In short: A widely repeated claim about a start-up named Arena studying who uses AI agents cannot be confirmed in public sources, but other reports show AI agents are often used at work.
A New York Times story says a San Francisco start-up called Arena found that people are most likely to use AI agents on the job, especially in the tech industry. Based on currently indexed public information, that specific Arena finding cannot be verified.
There are public references to something called “Agent Arena,” but it appears to be an academic project that tests AI agents, not a start-up publishing user behavior data. There are also many AI agent companies and meetups in San Francisco, but none clearly match an “Arena” report with the quoted result.
Separate data does support the broader idea that AI agents are showing up at work, especially in tech-heavy areas. Microsoft’s Bay Area analysis reports that 90% of Bay Area leaders plan to increase “digital labor” (AI agents and automation, like hiring software helpers) in the next 12 to 18 months, compared with 82% globally. It also found higher familiarity with AI agents among both leaders and employees in the Bay Area than global averages.
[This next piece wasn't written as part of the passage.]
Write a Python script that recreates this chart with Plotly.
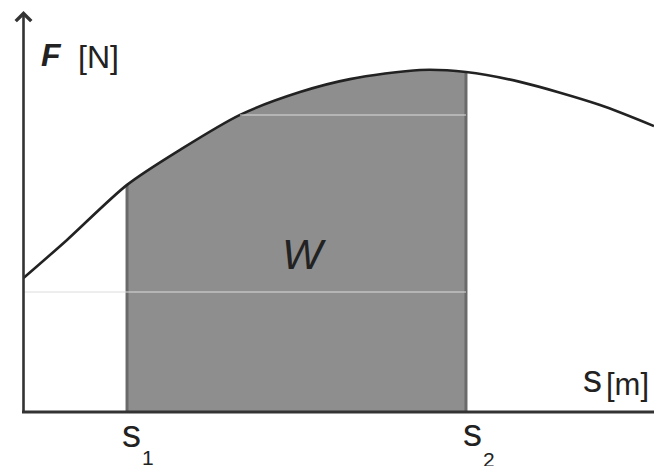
import plotly.graph_objects as go

# ---- data ----
s_vals = [0.0, 0.690, 1.642, 2.482, 3.434, 4.385, 5.178, 6.289, 7.018, 7.875, 9.144, 10.0]
F_vals = [3.94, 5.06, 6.68, 7.71, 8.74, 9.41, 9.79, 10.06, 10.00, 9.71, 9.03, 8.41]
s1 = 1.642
s2 = 7.018
F_s1 = 6.68
F_s2 = 10.00

W = 654
H = 466
# pixel <-> data helpers for layout placement only
X0_PX, XSCALE = 23.5, 63.05
Y0_PX, YSCALE = 412.0, 34.0
def X(px):
    return (px - X0_PX) / XSCALE
def Y(py):
    return (Y0_PX - py) / YSCALE

FILL = "#8e8e8e"
EDGE = "#6a6a6a"
INK = "#222222"
FONT = "Liberation Sans, Arial, sans-serif"

fig = go.Figure()

# shaded work area between s1 and s2
idx = [i for i, s in enumerate(s_vals) if s1 <= s <= s2]
fig.add_trace(go.Scatter(
    x=[s_vals[i] for i in idx], y=[F_vals[i] for i in idx],
    mode="lines", line=dict(width=0, shape="spline", smoothing=0.8),
    fill="tozeroy", fillcolor=FILL, hoverinfo="skip", showlegend=False))

# vertical borders at s1, s2
for sv, fv in [(s1, F_s1), (s2, F_s2)]:
    fig.add_trace(go.Scatter(x=[sv, sv], y=[0, fv], mode="lines",
                             line=dict(color=EDGE, width=3), hoverinfo="skip", showlegend=False))

# the force curve
fig.add_trace(go.Scatter(x=s_vals, y=F_vals, mode="lines",
                         line=dict(color=INK, width=2.6, shape="spline", smoothing=0.8),
                         hoverinfo="skip", showlegend=False))

shapes = [
    # faint scan artefact lines
    dict(type="line", xref="x", yref="y", x0=X(23), x1=X(466), y0=Y(292), y1=Y(292),
         line=dict(color="#dcdcdc", width=1), layer="above"),
    dict(type="line", xref="x", yref="y", x0=X(240), x1=X(466), y0=Y(115), y1=Y(115),
         line=dict(color="#dcdcdc", width=1), layer="above"),
    # s axis
    dict(type="line", xref="x", yref="y", x0=X(22), x1=X(654), y0=0, y1=0,
         line=dict(color="#333333", width=3), layer="above"),
]

annotations = [
    # F axis with arrow
    dict(x=0, y=Y(11), ax=0, ay=Y(413), xref="x", yref="y", axref="x", ayref="y",
         text="", showarrow=True, arrowhead=4, arrowsize=1.15, arrowwidth=2.6,
         arrowcolor="#333333", standoff=0),
    dict(x=X(39), y=Y(55), xref="x", yref="y", text="<b><i>F</i></b>", showarrow=False,
         xanchor="left", yanchor="middle", font=dict(family=FONT, size=32, color=INK)),
    dict(x=X(76), y=Y(57), xref="x", yref="y", text="[N]", showarrow=False,
         xanchor="left", yanchor="middle", font=dict(family=FONT, size=32, color=INK)),
    dict(x=X(581), y=Y(379), xref="x", yref="y", text="s", showarrow=False,
         xanchor="left", yanchor="middle", font=dict(family=FONT, size=38, color=INK)),
    dict(x=X(604), y=Y(384), xref="x", yref="y", text="[m]", showarrow=False,
         xanchor="left", yanchor="middle", font=dict(family=FONT, size=31, color=INK)),
    dict(x=X(280), y=Y(254), xref="x", yref="y", text="<i>W</i>", showarrow=False,
         xanchor="left", yanchor="middle", font=dict(family=FONT, size=43, color=INK)),
    dict(x=X(120), y=Y(434), xref="x", yref="y", text="s", showarrow=False,
         xanchor="left", yanchor="middle", font=dict(family=FONT, size=38, color=INK)),
    dict(x=X(140), y=Y(457), xref="x", yref="y", text="1", showarrow=False,
         xanchor="left", yanchor="middle", font=dict(family=FONT, size=21, color=INK)),
    dict(x=X(461), y=Y(433), xref="x", yref="y", text="s", showarrow=False,
         xanchor="left", yanchor="middle", font=dict(family=FONT, size=38, color=INK)),
    dict(x=X(481), y=Y(459), xref="x", yref="y", text="2", showarrow=False,
         xanchor="left", yanchor="middle", font=dict(family=FONT, size=21, color=INK)),
]

fig.update_layout(
    width=W, height=H,
    margin=dict(l=0, r=0, t=0, b=0),
    paper_bgcolor="white", plot_bgcolor="white",
    xaxis=dict(range=[X(0), X(W)], visible=False, fixedrange=True),
    yaxis=dict(range=[Y(H), Y(0)], visible=False, fixedrange=True),
    shapes=shapes, annotations=annotations, showlegend=False,
)

fig.write_html("out.html", config=dict(displayModeBar=False),
               post_script="document.body.style.margin='0';document.body.style.overflow='hidden';")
Microsoft also points to a real workplace example. Wells Fargo, which is based in San Francisco, uses an AI agent inside Microsoft Teams for about 35,000 bankers. The bank says around 75% of internal searches now go through the agent, cutting search time from about 10 minutes to roughly 30 seconds.
If Arena publishes a report, blog post, or other primary document with its data, it will be easier to judge the claim. Until then, it is safer to cite sources like Microsoft that provide named examples and clear numbers.